In gutem Glauben an Himmerod

Pater Stephan freut sich auf die Silvesternacht. Weil das Jahr 2011 dann endlich vorbei ist, das die Nerven aller Menschen in Himmerod so strapaziert haben muss? Aber nein.

Der Feier in der Abteikirche und der Gebete wegen.
Denn der Geistliche ist und bleibt Optimist. Der im August verkündeten Hiobsbotschaft zum Trotz, dass die Wirtschaftsbetriebe des Zisterzienserklosters insolvent sind, nachdem Buchladen und Gaststätte schon seit Jahren rote Zahlen geschrieben hatten. Der bangen Stunden zum Trotz, in denen die Mehrerauer Kongregation darum rang, ob die 876 Jahre alte Abtei bestehen bleiben soll, und ihr schließlich ein Jahr Genesungszeit gewährte. Dem Kongregationskapitel gehören 24 Klöster an, darunter Himmerod.
Und letztlich trotzt Pater Stephan auch jeder Furcht, dass die Abtei den Neuanfang nicht schaffen könnte und am Ende doch geschlossen wird.
Ob er zumindest gedanklich im Sommer schon seine Koffer gepackt habe? "Aber nein!", entgegnet der 77-Jährige und fügt schmunzelnd hinzu: "Ich wüsste auch gar nicht, wo er steht." Niemand könne jemanden aus Himmerod vertreiben. Seit 1958 ist er dort zu Hause. Als junger Mann trampte er von Hannover aus nach Himmerod, verbrachte einige Wochen dort und kehrte im Alter von 24 Jahren zurück, um für immer zu bleiben. "Die herrliche Landschaft, die Seen, Wälder und Täler - ich wollte hierher." Was sich seit damals geändert habe? Gar nicht so viel, sagt Pater Stephan. Ein zeitloser Ort. Nur die Menschen sind heute andere, viele Weggefährten leben bereits nicht mehr.
Dafür prägen nun andere Gesichter das Leben dort: Seit Oktober hat Bruder Thomas Denter, Alt-Abt von Marienstatt im Westerwald, die Leitung inne. "Er kann uns sehr helfen, ist dynamisch, aber gleichzeitig ruhig und spirituell", lobt der Mitbruder, der seit Anfang des Jahres als Interims-Abt die Geschäfte geführt hatte.
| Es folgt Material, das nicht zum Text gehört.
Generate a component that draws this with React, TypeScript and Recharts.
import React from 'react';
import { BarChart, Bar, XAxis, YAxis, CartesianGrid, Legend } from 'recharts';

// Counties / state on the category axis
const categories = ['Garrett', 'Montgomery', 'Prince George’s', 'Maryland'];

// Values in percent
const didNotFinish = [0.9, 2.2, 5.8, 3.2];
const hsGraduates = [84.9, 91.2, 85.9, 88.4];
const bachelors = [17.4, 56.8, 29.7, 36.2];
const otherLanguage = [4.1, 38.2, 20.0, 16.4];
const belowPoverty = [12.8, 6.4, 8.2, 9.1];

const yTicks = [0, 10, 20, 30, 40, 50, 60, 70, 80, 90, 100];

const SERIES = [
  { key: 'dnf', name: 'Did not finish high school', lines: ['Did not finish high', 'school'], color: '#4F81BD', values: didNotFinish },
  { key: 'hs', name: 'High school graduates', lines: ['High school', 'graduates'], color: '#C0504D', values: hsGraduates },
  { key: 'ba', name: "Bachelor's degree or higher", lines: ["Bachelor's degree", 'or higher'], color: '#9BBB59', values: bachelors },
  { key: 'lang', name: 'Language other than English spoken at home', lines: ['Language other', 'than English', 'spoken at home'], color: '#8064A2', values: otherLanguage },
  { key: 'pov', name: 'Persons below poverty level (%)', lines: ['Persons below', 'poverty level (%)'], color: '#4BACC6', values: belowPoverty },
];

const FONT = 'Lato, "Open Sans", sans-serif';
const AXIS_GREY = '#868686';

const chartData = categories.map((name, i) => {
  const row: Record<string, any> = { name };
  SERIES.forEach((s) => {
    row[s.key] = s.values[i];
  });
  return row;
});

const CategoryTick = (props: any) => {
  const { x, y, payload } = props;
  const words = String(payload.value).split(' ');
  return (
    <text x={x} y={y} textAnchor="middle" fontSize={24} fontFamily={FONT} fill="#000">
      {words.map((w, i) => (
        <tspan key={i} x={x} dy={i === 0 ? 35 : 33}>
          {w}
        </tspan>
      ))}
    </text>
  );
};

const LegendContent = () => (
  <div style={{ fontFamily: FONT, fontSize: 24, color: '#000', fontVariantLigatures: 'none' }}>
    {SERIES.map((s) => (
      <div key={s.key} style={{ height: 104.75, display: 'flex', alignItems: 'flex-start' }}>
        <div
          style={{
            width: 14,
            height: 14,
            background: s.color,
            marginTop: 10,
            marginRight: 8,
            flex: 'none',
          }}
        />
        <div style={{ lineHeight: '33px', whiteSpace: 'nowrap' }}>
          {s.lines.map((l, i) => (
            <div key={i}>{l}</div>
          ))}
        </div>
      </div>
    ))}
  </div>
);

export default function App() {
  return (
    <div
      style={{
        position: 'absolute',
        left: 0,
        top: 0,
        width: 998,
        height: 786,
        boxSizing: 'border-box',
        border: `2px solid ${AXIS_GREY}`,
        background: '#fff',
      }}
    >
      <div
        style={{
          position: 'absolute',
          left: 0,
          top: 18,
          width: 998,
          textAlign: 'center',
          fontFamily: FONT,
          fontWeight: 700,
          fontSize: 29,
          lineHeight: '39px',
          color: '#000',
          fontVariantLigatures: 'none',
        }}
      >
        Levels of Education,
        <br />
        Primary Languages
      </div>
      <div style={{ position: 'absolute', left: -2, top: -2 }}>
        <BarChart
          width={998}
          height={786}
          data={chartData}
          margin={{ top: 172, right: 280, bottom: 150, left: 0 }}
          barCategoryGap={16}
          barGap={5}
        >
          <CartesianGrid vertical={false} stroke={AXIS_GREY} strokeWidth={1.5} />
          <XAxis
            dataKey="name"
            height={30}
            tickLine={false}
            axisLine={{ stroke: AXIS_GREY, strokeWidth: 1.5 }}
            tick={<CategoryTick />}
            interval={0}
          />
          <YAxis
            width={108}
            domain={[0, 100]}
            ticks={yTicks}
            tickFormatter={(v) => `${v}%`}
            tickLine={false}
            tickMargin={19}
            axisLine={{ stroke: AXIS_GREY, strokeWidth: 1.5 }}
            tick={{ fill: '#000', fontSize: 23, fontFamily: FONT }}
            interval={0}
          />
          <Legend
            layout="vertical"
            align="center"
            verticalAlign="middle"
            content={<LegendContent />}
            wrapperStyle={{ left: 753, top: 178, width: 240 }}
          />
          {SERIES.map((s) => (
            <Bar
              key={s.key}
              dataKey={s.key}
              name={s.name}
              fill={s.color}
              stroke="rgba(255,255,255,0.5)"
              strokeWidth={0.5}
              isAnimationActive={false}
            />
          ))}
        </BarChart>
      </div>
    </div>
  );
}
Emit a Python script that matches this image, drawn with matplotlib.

Gleichzeitig freut er sich über Nachwuchs, denn zwei neue Geistliche sind seit diesem Jahr in Himmerod zu Hause. 13 Mönche sind es dann insgesamt. Früher waren es einmal Hunderte.
Dass er optimistisch in die Zukunft blickt, ist auch der "riesengroßen Solidarität" von Menschen zu verdanken, die Himmerod retten wollen. 4000 Anhänger des Klosters unterzeichneten im September eine Petition für dessen Erhalt. Im November gründete sich dann ein Förderverein, der mittlerweile etwa 200 Mitglieder hat. Der Konvent muss sich also öffnen: für neue Ideen und andere Menschen, die den Klosteralltag mitgestalten. Schließlich steht für 2012 Vieles an. Dächer und Mauern müssen erneuert, die Zimmer im Jugendhaus saniert werden. Dazu sind Spenden ebenso nötig wie ehrenamtliche Helfer. Die Betriebe sollen künftig mit Hilfe des Fördervereins geführt werden.
Und was ist Pater Stephans größter Wunsch für das neue Jahr? Sein erster Gedanke gilt kranken Menschen und Christen, die verfolgt werden, erklärt er. Nicht dem Erhalt des Klosters. "Die Ewigkeit ist eben ein großes Projekt für die Menschheit."